L’armée, a déclaré Cienfuegos, « agit avec force et détermination lorsque c’est nécessaire. » Il a ajouté, « C’est en temps de désunion que le pays a subi ses plus grandes fractures. » Tel est le langage type d’une clique militaire prête à intervenir par la force dans la vie politique, et la classe dirigeante mexicaine connaît une longue tradition pour ce qui est d’ordonner des attaques militaires contre des manifestations.

Lors de cette même cérémonie, Peña Nieto a annoncé, « La loyauté et le noble service que l’armée rend à la nation ne peut en aucun cas être mis en doute. »
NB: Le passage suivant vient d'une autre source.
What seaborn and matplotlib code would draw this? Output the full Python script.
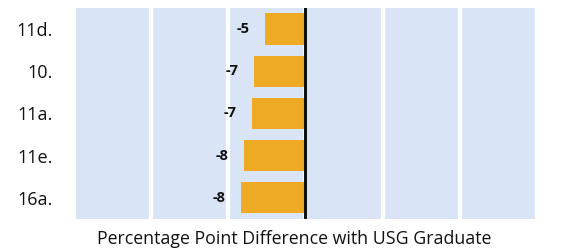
import seaborn as sns
import matplotlib.pyplot as plt
import pandas as pd

# Dados
itens = ['11d.', '10.', '11a.', '11e.', '16a.']
diferencas = [-5.3, -6.7, -6.9, -8.0, -8.4]
rotulos = ['-5', '-7', '-7', '-8', '-8']
ticks_x = [-30, -20, -10, 0, 10, 20, 30]

df = pd.DataFrame({'item': itens, 'diff': diferencas})

sns.set_style('white')
plt.rcParams['font.family'] = ['Open Sans', 'DejaVu Sans']

fig, ax = plt.subplots(figsize=(5.61, 2.48), dpi=100)
fig.subplots_adjust(left=0.132, right=0.957, bottom=0.117, top=0.968)

ax.set_facecolor('#d9e5f6')
sns.barplot(data=df, x='diff', y='item', orient='h', color='#eeaa22',
            width=0.74, saturation=1, linewidth=0, ax=ax)

# Linhas de grade brancas e linha do zero
ax.set_xlim(-30, 30)
ax.set_xticks(ticks_x)
ax.set_xticklabels([])
ax.tick_params(axis='x', length=0, pad=0)
ax.tick_params(axis='y', length=0, labelsize=13, pad=15, labelcolor='#111111')
ax.grid(axis='x', color='white', linewidth=3)
ax.set_axisbelow(True)
ax.axvline(0, color='#111111', linewidth=2.2, zorder=5)

for s in ax.spines.values():
    s.set_visible(False)

# Rótulos dos valores
ax.bar_label(ax.containers[0], labels=rotulos, padding=11,
             fontsize=10.5, fontweight='bold', color='#111111')

ax.set_ylabel('')
ax.set_xlabel('Percentage Point Difference with USG Graduate',
              fontsize=12.8, color='#111111')
ax.xaxis.set_label_coords(0.476, -0.052)

fig.savefig('out.png', dpi=100)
Les manifestations de jeudi se sont déroulées dans 30 villes aux quatre coins du pays. Ce furent les plus vastes depuis que les normalistas ont disparu après avoir revendiqué une amélioration des conditions de l’éducation publique dans les communautés rurales. José Luis Abarca, le maire d’Iguala, ville située dans l’Etat du Guerrero, avait réagi aux premières protestations en ordonnant à la police locale d’attaquer brutalement les étudiants normaliens, causant la mort de six étudiants; quarante-trois étudiants furent kidnappés.

Les quarante trois jeunes furent par la suite remis aux Gerreros Unidos, un cartel de trafiquants de drogue lié à l’Etat. Des articles de presse ont paru selon lesquels les normalistas auraient été torturés puis brûlés vifs par des membres du cartel.

Les manifestants ont demandé la démission de Peña Nieto dont l’effigie fut brûlée sous le regard de milliers de spectateurs. Les principaux intervenants furent les parents des normalistas disparus qui avaient parcouru plus de 120 kilomètres en provenance de l’Etat de Guerrero dans le but de lancer un appel national.

« Aujourd’hui, ce 20 novembre, nous célébrons le 104ème anniversaire du début de la Révolution mexicaine, » a dit Felipe de la Cruz, le père d’un des disparus. « Si nous sommes bloqués ici, c’est parce que la classe dirigeante a mutilé en sa faveur notre Constitution dans le but de justifier ses actes. »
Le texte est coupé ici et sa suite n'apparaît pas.